The answer is a resounding yes. In fact, personalized learning is a growing trend across the nation. Done well, it can be an incredibly powerful approach for educators to help students learn more effectively.

Better for students

At its heart, personalized learning is an approach where the pace and the learning activities are adapted to the needs of individuals, and content is aligned to the interests and passions of the learners. This is a huge motivator for keeping students moving forward, even when they hit rough patches.

A great teacher personalizes learning with or without technology. But a teacher can meet the learning needs of individual students much more effectively with technology than without it. Imagine trying to keep track of 30 students all moving at different speeds through different learning activities and working on projects of their own design and interest. It’s an amazing space to be a learner, but can be difficult for a teacher to manage.

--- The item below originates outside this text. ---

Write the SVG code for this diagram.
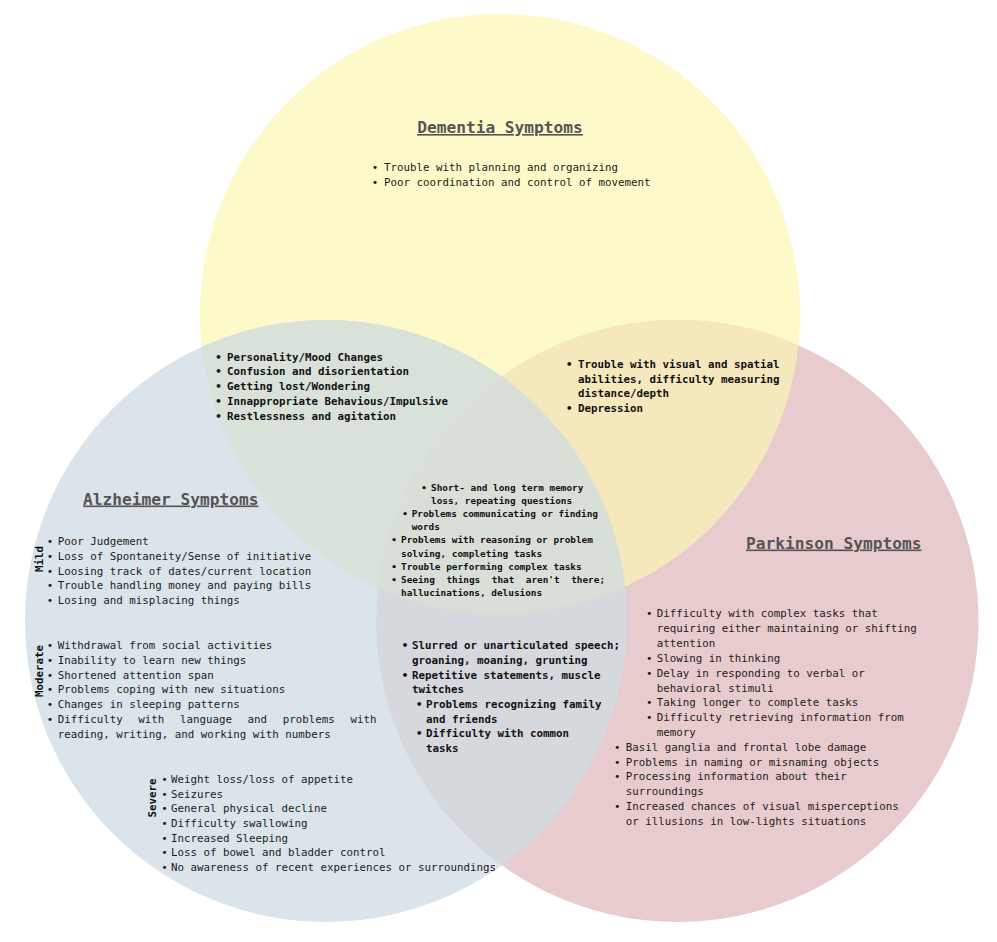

Technology has the ability to provide teachers with real-time dashboards that show where students are, what they need next and whether they’re progressing as expected. Students and parents also have access to this information so they can take more ownership of the learning.  

What teachers need

But true personalized learning is not as easy buying a device or downloading an app. Using technology to personalize learning requires teachers to learn new skills and to think about teaching in new ways. Too often, schools are quick to provide devices and software, but slow to provide the professional learning and mentoring experiences teachers need to really master this approach. If schools skimp on supporting teachers, they won’t see the real benefits.  

That’s why we need parents and communities to raise their voices to advocate that personalized learning be about the teachers not the technology. When we take a learning-first, technology-second approach, we set up our teachers and our students for success.